When the 13th is at its most beautiful
- Morning on Butte-aux-Cailles: fresh bread scent, shutters just opening, cat on a windowsill.
- Golden hour on Quai d’Austerlitz / BnF: river sheen, timber deck glowing, long shadows.
- After rain on Cité Florale and Square des Peupliers: colors deepen, foliage gleams.
- Evening under Line 6: train silhouettes sliding against murals; cafés switching on.
A curated 2½-hour walk
- Start on the Butte-aux-Cailles at Rue des Cinq-Diamants. Loop Rue de la Butte-aux-Cailles, Rue Barrault, and Place Paul-Verlaine.
- Drop to Square des Peupliers and Villa Daviel (quietly—residential). Continue to the Cité Florale for a pastel circuit.
- Ride métro to Nationale or Chevaleret; walk Boulevard Vincent-Auriol under Line 6 to read murals; detour along Rue Jeanne d’Arc.
- Angle to Avenue de France and the Grands Moulins via Rue du Chevaleret / Rue des Grands-Moulins.
- Reach the river at Quai de la Gare; cross the Passerelle Simone-de-Beauvoir for the view, then return to the BnF esplanade for a long sit.
- If appetite calls, finish along Avenue de Choisy for a steaming bowl and a neon glow.

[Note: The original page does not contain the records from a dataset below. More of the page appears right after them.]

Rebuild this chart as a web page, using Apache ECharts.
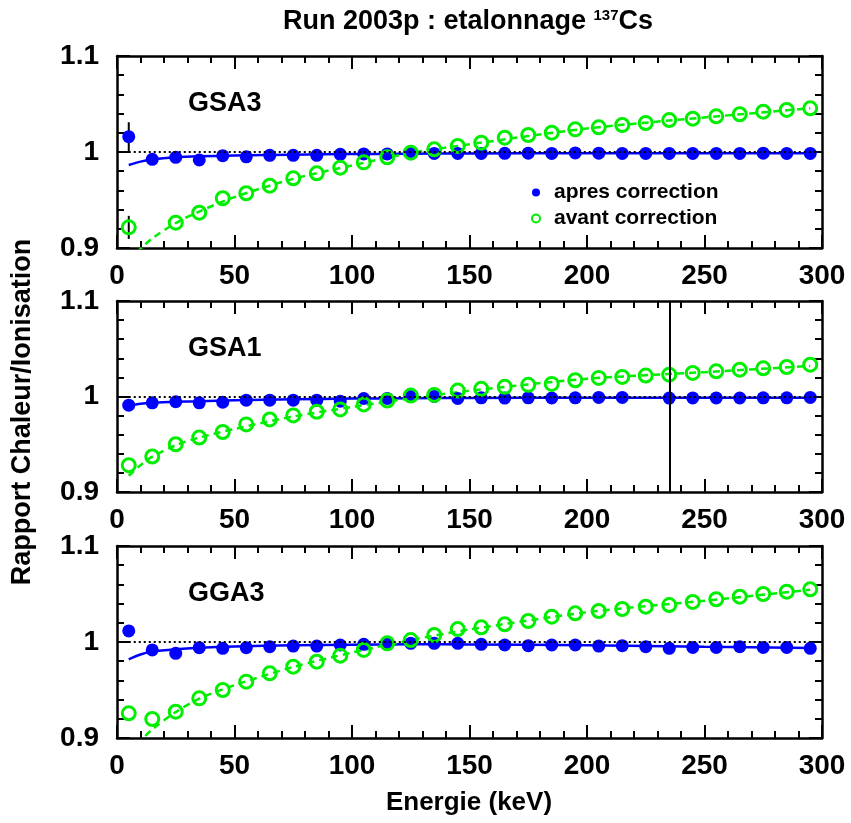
<!DOCTYPE html>
<html><head><meta charset="utf-8">
<script src="https://cdn.jsdelivr.net/npm/echarts@6/dist/echarts.min.js"></script>
<style>html,body{margin:0;padding:0;background:#fff}#c{width:851px;height:823px}</style>
</head><body><div id="c"></div>
<script>
// ---- data ----
const energies = [5,15,25,35,45,55,65,75,85,95,105,115,125,135,145,155,165,175,185,195,205,215,225,235,245,255,265,275,285,295];
const xTicks = [0,50,100,150,200,250,300];
const yTicks = [0.9,1,1.1];
const panelNames = ['GSA3','GSA1','GGA3'];
const legendNames = ['apres correction','avant correction'];

const gsa3Apres = [1.016,0.9924,0.9945,0.9917,0.9962,0.995,0.9965,0.9965,0.9965,0.9976,0.998,0.998,0.9985,0.9985,0.9985,0.9985,0.9986,0.9988,0.9985,0.999,0.9988,0.9985,0.9985,0.9985,0.9985,0.9985,0.9985,0.9988,0.9985,0.9985];
const gsa3Avant = [0.9215,null,0.9264,0.9368,0.9518,0.957,0.9649,0.9726,0.9778,0.9837,0.9892,0.9945,0.9993,1.0028,1.0063,1.0097,1.0149,1.0177,1.0201,1.0236,1.0257,1.0281,1.0302,1.0333,1.0347,1.0372,1.0393,1.042,1.0438,1.0455];
const gsa3ApresErr = [0.015,0,0,0,0,0,0,0,0,0,0,0,0,0,0,0,0,0,0,0,0,0,0,0,0,0,0,0,0,0];
const gsa3AvantErr = [0.012,0,0,0,0,0,0,0,0,0,0,0,0,0,0,0,0,0,0,0,0,0,0,0,0,0,0,0,0,0];

const gsa1Apres = [0.9909,0.9934,0.9945,0.9934,0.994,0.9962,0.9962,0.9962,0.9962,0.995,0.9979,0.998,1.0003,1.0,0.998,0.9986,0.9983,0.9986,0.9984,0.9986,0.999,0.999,null,0.9983,0.9985,0.9985,0.9984,0.9986,0.9986,0.999];
const gsa1Avant = [0.9281,0.9372,0.95,0.957,0.9628,0.9708,0.976,0.9802,0.984,0.9865,0.9917,0.9958,1.001,1.0017,1.0062,1.008,1.0101,1.0122,1.0132,1.017,1.0195,1.0205,1.0219,1.0229,1.0247,1.0264,1.0281,1.0295,1.0309,1.0333];

const gga3Apres = [1.0115,0.9917,0.9882,0.9941,0.9934,0.9941,0.9951,0.9958,0.9958,0.9969,0.9976,0.9976,0.9986,0.9986,0.9986,0.9976,0.9969,0.9962,0.9969,0.9969,0.9958,0.9962,0.9951,0.9934,0.9944,0.9944,0.9951,0.9944,0.9944,0.9934];
const gga3Avant = [0.9257,0.9198,0.9274,0.9413,0.95,0.9587,0.9674,0.9743,0.9795,0.9858,0.9917,0.9986,1.002,1.0073,1.0135,1.0153,1.0184,1.0219,1.0264,1.0299,1.0323,1.0344,1.0368,1.0385,1.0417,1.0445,1.0472,1.05,1.0524,1.0549];

// fitted curves
const fitX = [5,10,15,25,35,50,75,100,125,150,200,250,295];
const gsa3ApresFit = [0.9865,0.990,0.9923,0.9945,0.9955,0.9963,0.9972,0.9978,0.9982,0.9985,0.9986,0.9986,0.9986];
const gsa3AvantFit = [0.886,0.899,0.910,0.926,0.938,0.953,0.972,0.986,0.999,1.008,1.0245,1.036,1.0455];
const gsa1ApresFit = [0.9905,0.9925,0.9935,0.9945,0.995,0.996,0.997,0.9978,0.9982,0.9985,0.9986,0.9986,0.9987];
const gsa1AvantFit = [0.917,0.928,0.937,0.949,0.957,0.966,0.979,0.989,0.998,1.006,1.0185,1.0255,1.032];
const gga3ApresFit = [0.982,0.987,0.990,0.9925,0.994,0.9953,0.9965,0.9972,0.9976,0.9975,0.9965,0.995,0.9938];
const gga3AvantFit = [0.884,0.897,0.909,0.927,0.941,0.955,0.974,0.989,1.002,1.013,1.031,1.043,1.0545];

const refLevel = 1;
const refFrom = 5;
const gsa1Marker = 235;

// ---- chart ----
const FONT = '"Liberation Sans", Arial, Helvetica, sans-serif';
const BLUE = '#0000ff', GREEN = '#00ee00';
const panelTops = [56, 301, 546];
const panelHeights = [192, 191, 192];
const panels = [
  {apres: gsa3Apres, avant: gsa3Avant, apresFit: gsa3ApresFit, avantFit: gsa3AvantFit, apresErr: gsa3ApresErr, avantErr: gsa3AvantErr},
  {apres: gsa1Apres, avant: gsa1Avant, apresFit: gsa1ApresFit, avantFit: gsa1AvantFit, marker: gsa1Marker},
  {apres: gga3Apres, avant: gga3Avant, apresFit: gga3ApresFit, avantFit: gga3AvantFit}
];
const labelStyle = {fontSize: 28, fontWeight: 'bold', color: '#000', fontFamily: FONT};
const lineSt = {color: '#000', width: 2.5};
const tickSt = {color: '#000', width: 2};

const grid = [], xAxis = [], yAxis = [], series = [];
panels.forEach((p, i) => {
  grid.push({left: 117, width: 705, top: panelTops[i], height: panelHeights[i]});
  ['bottom','top'].forEach(pos => xAxis.push({
    gridIndex: i, type: 'value', position: pos, min: xTicks[0], max: xTicks[xTicks.length-1], interval: xTicks[1]-xTicks[0],
    axisLine: {onZero: false, lineStyle: lineSt},
    axisTick: {inside: true, length: 13, lineStyle: tickSt},
    minorTick: {show: true, splitNumber: 5, length: 7, lineStyle: tickSt},
    splitLine: {show: false},
    axisLabel: pos === 'bottom' ? Object.assign({margin: 14}, labelStyle) : {show: false}
  }));
  ['left','right'].forEach(pos => yAxis.push({
    gridIndex: i, type: 'value', position: pos, min: yTicks[0], max: yTicks[2], interval: yTicks[1]-yTicks[0],
    axisLine: {onZero: false, lineStyle: lineSt},
    axisTick: {inside: true, length: 13, lineStyle: tickSt},
    minorTick: {show: true, splitNumber: 5, length: 7, lineStyle: tickSt},
    splitLine: {show: false},
    axisLabel: pos === 'left' ? Object.assign({margin: 18, formatter: v => (Math.abs(v-1) < 1e-9 ? '1' : v.toFixed(1))}, labelStyle) : {show: false}
  }));
  const xi = 2*i, yi = 2*i;
  const markLines = [[{coord: [refFrom, refLevel]}, {coord: [xTicks[xTicks.length-1], refLevel]}]];
  series.push({
    type: 'line', xAxisIndex: xi, yAxisIndex: yi, showSymbol: false, smooth: 0.3, clip: true, z: 2,
    data: fitX.map((x, k) => [x, p.apresFit[k]]),
    lineStyle: {color: BLUE, width: 2.5},
    markLine: {silent: true, symbol: 'none', label: {show: false}, lineStyle: {type: [2, 3], color: '#000', width: 2}, data: markLines}
  });
  series.push({
    type: 'line', xAxisIndex: xi, yAxisIndex: yi, showSymbol: false, smooth: 0.3, clip: true, z: 2,
    data: fitX.map((x, k) => [x, p.avantFit[k]]),
    lineStyle: {color: GREEN, width: 2.5, type: [7, 5]}
  });
  if (p.marker !== undefined) {
    series.push({
      type: 'line', xAxisIndex: xi, yAxisIndex: yi, data: [], z: 5,
      markLine: {silent: true, symbol: 'none', label: {show: false}, lineStyle: {type: 'solid', color: '#000', width: 2}, data: [{xAxis: p.marker}]}
    });
  }
  if (p.apresErr) {
    const errData = [];
    energies.forEach((x, k) => {
      if (p.apresErr[k] > 0) errData.push([x, p.apres[k], p.apresErr[k]]);
      if (p.avantErr[k] > 0) errData.push([x, p.avant[k], p.avantErr[k]]);
    });
    series.push({
      type: 'custom', xAxisIndex: xi, yAxisIndex: yi, z: 2, data: errData,
      renderItem: (params, api) => {
        const a = api.coord([api.value(0), api.value(1) + api.value(2)]);
        const b = api.coord([api.value(0), api.value(1) - api.value(2)]);
        return {type: 'line', shape: {x1: a[0], y1: a[1], x2: b[0], y2: b[1]}, style: {stroke: '#000', lineWidth: 2}};
      }
    });
  }
  series.push({
    name: legendNames[0], type: 'scatter', xAxisIndex: xi, yAxisIndex: yi, z: 3,
    symbol: 'circle', symbolSize: 13, itemStyle: {color: BLUE, opacity: 1},
    data: energies.map((x, k) => [x, p.apres[k]]).filter(d => d[1] !== null)
  });
  series.push({
    name: legendNames[1], type: 'scatter', xAxisIndex: xi, yAxisIndex: yi, z: 4,
    symbol: 'circle', symbolSize: 13, itemStyle: {color: 'rgba(255,255,255,0)', borderColor: GREEN, borderWidth: 3, opacity: 1},
    data: energies.map((x, k) => [x, p.avant[k]]).filter(d => d[1] !== null)
  });
});

const labelYs = [104, 349, 594];
const graphic = panelNames.map((n, i) => ({
  type: 'text', x: 188, y: labelYs[i],
  style: {text: n, font: 'bold 27px ' + FONT, fill: '#000', verticalAlign: 'middle', align: 'left'}
}));
graphic.push({
  type: 'text', x: 468, y: 22,
  style: {
    text: 'Run 2003p : etalonnage {sup|137}Cs', font: 'bold 27px ' + FONT, fill: '#000',
    align: 'center', verticalAlign: 'middle',
    rich: {sup: {font: 'bold 15px ' + FONT, fill: '#000', verticalAlign: 'top', padding: [0, 0, 12, 0]}}
  }
});
graphic.push({
  type: 'text', x: 23, y: 412, rotation: Math.PI / 2,
  style: {text: 'Rapport Chaleur/Ionisation', font: 'bold 27px ' + FONT, fill: '#000', align: 'center', verticalAlign: 'middle'}
});
graphic.push({
  type: 'text', x: 469, y: 803,
  style: {text: 'Energie (keV)', font: 'bold 26px ' + FONT, fill: '#000', align: 'center', verticalAlign: 'middle'}
});

const chart = echarts.init(document.getElementById('c'), null, {renderer: 'canvas'});
chart.setOption({
  animation: false,
  backgroundColor: '#fff',
  grid, xAxis, yAxis, series, graphic,
  legend: {
    left: 526, top: 177, orient: 'vertical', itemGap: 5, itemWidth: 26, itemHeight: 8, selectedMode: false,
    data: [
      {name: legendNames[0], icon: 'circle', itemStyle: {color: BLUE}},
      {name: legendNames[1], icon: 'circle', itemStyle: {color: '#fff', borderColor: GREEN, borderWidth: 2}}
    ],
    textStyle: {fontSize: 21, fontWeight: 'bold', color: '#000', fontFamily: FONT}
  }
});
</script>
</body></html>
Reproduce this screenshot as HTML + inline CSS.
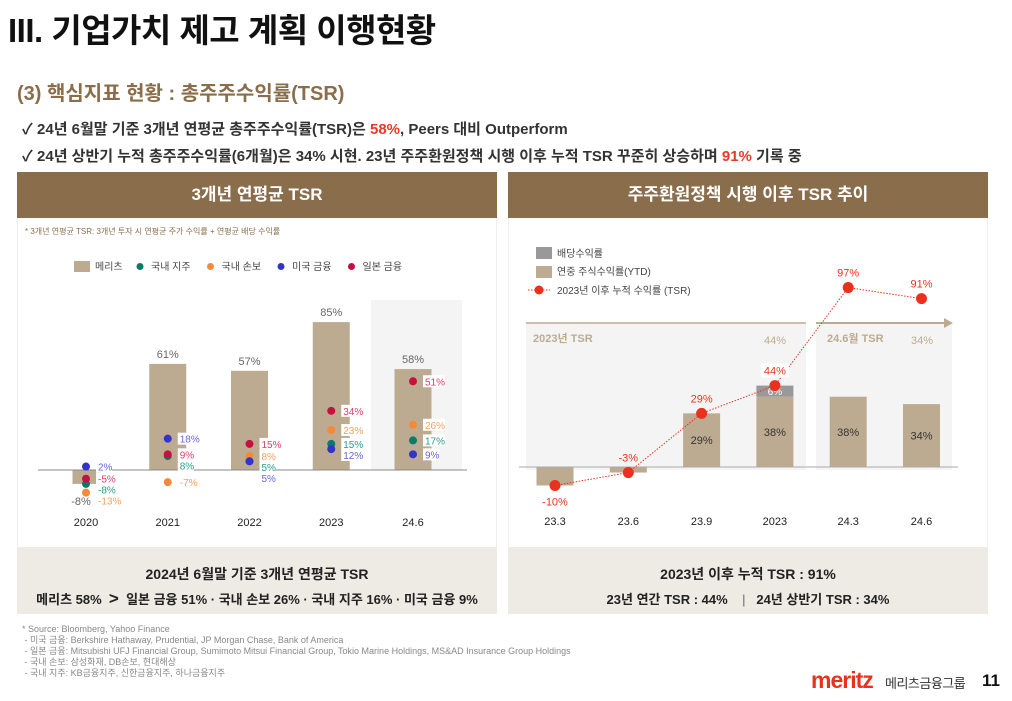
<!DOCTYPE html>
<html><head><meta charset="utf-8"><style>
*{margin:0;padding:0;box-sizing:border-box}
body{width:1012px;height:701px;background:#fff;position:relative;overflow:hidden;font-family:"Liberation Sans","Noto Sans CJK KR",sans-serif;color:#222}
.abs{position:absolute}
.hdr{background:#8a6d4b;color:#fff;font-weight:bold;font-size:17px;text-align:center;line-height:46px;height:46px}
.sum{background:#eeeae4;text-align:center;font-weight:bold;color:#222}
</style></head><body>
<div class="abs" style="left:8px;top:4px;font-size:33px;font-weight:bold;color:#111;letter-spacing:-0.5px">III. 기업가치 제고 계획 이행현황</div>
<div class="abs" style="left:17px;top:77px;font-size:20px;font-weight:bold;color:#8a6d4b">(3) 핵심지표 현황 : 총주주수익률(TSR)</div>
<div class="abs" style="left:22px;top:118px;font-size:15px;font-weight:bold;color:#333">✓ 24년 6월말 기준 3개년 연평균 총주주수익률(TSR)은 <span style="color:#e83a2a">58%</span>, Peers 대비 Outperform</div>
<div class="abs" style="left:22px;top:145px;font-size:15px;font-weight:bold;color:#333">✓ 24년 상반기 누적 총주주수익률(6개월)은 34% 시현. 23년 주주환원정책 시행 이후 누적 TSR 꾸준히 상승하며 <span style="color:#e83a2a">91%</span> 기록 중</div>

<div class="abs" style="left:17px;top:172px;width:480px;height:442px;border:1px solid #eee"></div>
<div class="abs hdr" style="left:17px;top:172px;width:480px">3개년 연평균 TSR</div>
<div class="abs" style="left:25px;top:226px;font-size:8px;color:#8a6d4b">* 3개년 연평균 TSR: 3개년 투자 시 연평균 주가 수익률 + 연평균 배당 수익률</div>
<div class="abs sum" style="left:17px;top:547px;width:480px;height:67px">
<div style="font-size:14px;margin-top:17px">2024년 6월말 기준 3개년 연평균 TSR</div>
<div style="font-size:13px;margin-top:5px">메리츠 58% &nbsp;<b style="font-size:17px">&gt;</b>&nbsp; 일본 금융 51% · 국내 손보 26% · 국내 지주 16% · 미국 금융 9%</div></div>

<div class="abs" style="left:508px;top:172px;width:480px;height:442px;border:1px solid #eee"></div>
<div class="abs hdr" style="left:508px;top:172px;width:480px">주주환원정책 시행 이후 TSR 추이</div>
<div class="abs sum" style="left:508px;top:547px;width:480px;height:67px">
<div style="font-size:14px;margin-top:17px">2023년 이후 누적 TSR : 91%</div>
<div style="font-size:13px;margin-top:5px">23년 연간 TSR : 44% &nbsp;&nbsp; <span style="font-weight:normal;color:#666">|</span> &nbsp;&nbsp;24년 상반기 TSR : 34%</div></div>

<div class="abs" style="left:22px;top:624px;font-size:9px;color:#888;line-height:11px">* Source: Bloomberg, Yahoo Finance<br>&nbsp;- 미국 금융: Berkshire Hathaway, Prudential, JP Morgan Chase, Bank of America<br>&nbsp;- 일본 금융: Mitsubishi UFJ Financial Group, Sumimoto Mitsui Financial Group, Tokio Marine Holdings, MS&amp;AD Insurance Group Holdings<br>&nbsp;- 국내 손보: 삼성화재, DB손보, 현대해상<br>&nbsp;- 국내 지주: KB금융지주, 신한금융지주, 하나금융지주</div>
<div class="abs" style="left:811px;top:667px;font-size:23px;font-weight:bold;color:#e8321e;letter-spacing:-1px">meritz</div>
<div class="abs" style="left:885px;top:673px;font-size:13px;color:#333;letter-spacing:-0.5px">메리츠금융그룹</div>
<div class="abs" style="left:982px;top:671px;font-size:17px;font-weight:bold;color:#111">11</div>

<svg id="svg" class="abs" style="left:0;top:0" width="1012" height="701" xmlns="http://www.w3.org/2000/svg" font-family="Liberation Sans, Noto Sans CJK KR, sans-serif"></svg>
<script>
// Left chart data
const years=['2020','2021','2022','2023','24.6'];
const meritz=[-8,61,57,85,58];
const holding=[-8,8,5,15,17];
const nonlife=[-13,-7,8,23,26];
const usFin=[2,18,5,12,9];
const jpFin=[-5,9,15,34,51];
// Right chart data
const periods=['23.3','23.6','23.9','2023','24.3','24.6'];
const ytd=[-10,-3,29,38,38,34];
const dividend=[0,0,0,6,0,0];
const cumTSR=[-10,-3,29,44,97,91];

const svg=document.getElementById('svg');
const NS='http://www.w3.org/2000/svg';
function el(t,a,txt){const e=document.createElementNS(NS,t);for(const k in a)e.setAttribute(k,a[k]);if(txt!==undefined)e.textContent=txt;svg.appendChild(e);return e;}

// ---- left
const lx=i=>86+i*81.75, ly=v=>470-v*1.74;
let e=el('rect',{x:371,y:300,width:91,height:170,fill:'#f4f4f4'});

e=el('rect',{x:74,y:261,width:16,height:11,fill:'#bcab90'});

el('text',{x:95,y:270,'font-size':10,fill:'#444'},'메리츠');
const series=[['국내 지주',holding,'#0b7a6b','#2a9c8c'],['국내 손보',nonlife,'#f5893a','#f5a060'],['미국 금융',usFin,'#3333cc','#6666dd'],['일본 금융',jpFin,'#c8103e','#d8406a']];
series.forEach((s,k)=>{const x=140+k*70.5;
 e=el('circle',{cx:x,cy:266.5,r:3.5,fill:s[2]});
 
 el('text',{x:x+11,y:270,'font-size':10,fill:'#444'},s[0]);});
meritz.forEach((v,i)=>{const w=i===0?27:37;
 e=el('rect',{x:lx(i)-w/2,y:Math.min(ly(v),470),width:w,height:Math.abs(ly(v)-470),fill:'#bcab90'});
 
 if(v>=0) el('text',{x:lx(i),y:ly(v)-6,'font-size':11,fill:'#666','text-anchor':'middle'},v+'%');
 else el('text',{x:lx(i)-5,y:ly(v)+21,'font-size':11,fill:'#666','text-anchor':'middle'},v+'%');
 el('text',{x:lx(i),y:526,'font-size':11,fill:'#222','text-anchor':'middle'},years[i]);
});
e=el('line',{x1:38,y1:470,x2:467,y2:470,stroke:'#888','stroke-width':1});

years.forEach((y,i)=>{
 const pts=series.map(s=>({v:s[1][i],c:s[2],tc:s[3]}));
 pts.forEach(p=>{e=el('circle',{cx:lx(i),cy:ly(p.v),r:4,fill:p.c});
  });
 const sorted=pts.map(p=>({...p,y:ly(p.v)})).sort((a,b)=>a.y-b.y);
 for(let k=1;k<sorted.length;k++) if(sorted[k].y-sorted[k-1].y<11) sorted[k].y=sorted[k-1].y+11;
 sorted.forEach(p=>{const t=p.v+'%';
  el('rect',{x:lx(i)+10,y:p.y-6,width:t.length*6+4,height:12,fill:'#fff'});
  el('text',{x:lx(i)+12,y:p.y+4,'font-size':10,fill:p.tc},t);});
});

// ---- right
const rx=i=>555+i*73.3, ry=v=>467-v*1.85;
el('rect',{x:526,y:323,width:280,height:147,fill:'#f4f4f4'});
el('rect',{x:816,y:323,width:136,height:147,fill:'#f4f4f4'});
el('line',{x1:526,y1:323,x2:806,y2:323,stroke:'#bcab90','stroke-width':1.5});
el('line',{x1:816,y1:323,x2:945,y2:323,stroke:'#bcab90','stroke-width':2});
el('polygon',{points:'944,318 953,323 944,328',fill:'#bcab90'});
el('text',{x:533,y:342,'font-size':11,fill:'#bcab90','font-weight':'bold'},'2023년 TSR');
el('text',{x:775,y:344,'font-size':11,fill:'#bcab90','text-anchor':'middle'},'44%');
el('text',{x:827,y:342,'font-size':11,fill:'#bcab90','font-weight':'bold'},'24.6월 TSR');
el('text',{x:922,y:344,'font-size':11,fill:'#bcab90','text-anchor':'middle'},'34%');
el('rect',{x:536,y:247,width:16,height:12,fill:'#999'});
el('text',{x:557,y:257,'font-size':10,fill:'#444'},'배당수익률');
el('rect',{x:536,y:266,width:16,height:12,fill:'#bcab90'});
el('text',{x:557,y:275,'font-size':10,fill:'#444'},'연중 주식수익률(YTD)');
el('line',{x1:528,y1:290,x2:550,y2:290,stroke:'#e8321e','stroke-dasharray':'1.5,1.5'});
el('circle',{cx:539,cy:290,r:4.5,fill:'#e8321e'});
el('text',{x:557,y:294,'font-size':10,fill:'#444'},'2023년 이후 누적 수익률 (TSR)');
ytd.forEach((v,i)=>{
 e=el('rect',{x:rx(i)-18.5,y:Math.min(ry(v),467),width:37,height:Math.abs(ry(v)-467),fill:'#bcab90'});
 
 if(v>5) el('text',{x:rx(i),y:(ry(v)+467)/2+4,'font-size':11,fill:'#333','text-anchor':'middle'},v+'%');
 if(dividend[i]>0){e=el('rect',{x:rx(i)-18.5,y:ry(v+dividend[i]),width:37,height:dividend[i]*1.85,fill:'#999'});
  
  el('text',{x:rx(i),y:ry(v+dividend[i]/2)+4,'font-size':10,fill:'#fff','text-anchor':'middle'},dividend[i]+'%');}
 el('text',{x:rx(i),y:525,'font-size':11,fill:'#222','text-anchor':'middle'},periods[i]);
});
el('line',{x1:519,y1:467,x2:958,y2:467,stroke:'#aaa','stroke-width':1});
e=el('polyline',{points:cumTSR.map((v,i)=>rx(i)+','+ry(v)).join(' '),fill:'none',stroke:'#e8321e','stroke-width':1,'stroke-dasharray':'1.5,1.5'});

cumTSR.forEach((v,i)=>{
 e=el('circle',{cx:rx(i),cy:ry(v),r:5.5,fill:'#e8321e'});
 
 const ty=i===0?ry(v)+20:ry(v)-11;
 if(i===3) el('rect',{x:rx(i)-14,y:ty-11,width:28,height:14,fill:'#fff'});
 el('text',{x:rx(i),y:ty,'font-size':11,fill:'#e8321e','text-anchor':'middle'},v+'%');
});
</script>
</body></html>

You’ll have tasted the 13th’s three temperaments: village hush, graphic urbanism, and river horizon.
Why these streets endure
Because the 13th marries memory and experiment. Its loveliest lanes are small because life happens at small scales—hands on shutters, voices across tables. Its riverfront is broad because cities need horizons. Its boulevards under steel are graphic because movement is the modern ornament. Put simply, the 13th’s beauty is honest: materials that age well, spaces that welcome people, and viewpoints that let you breathe.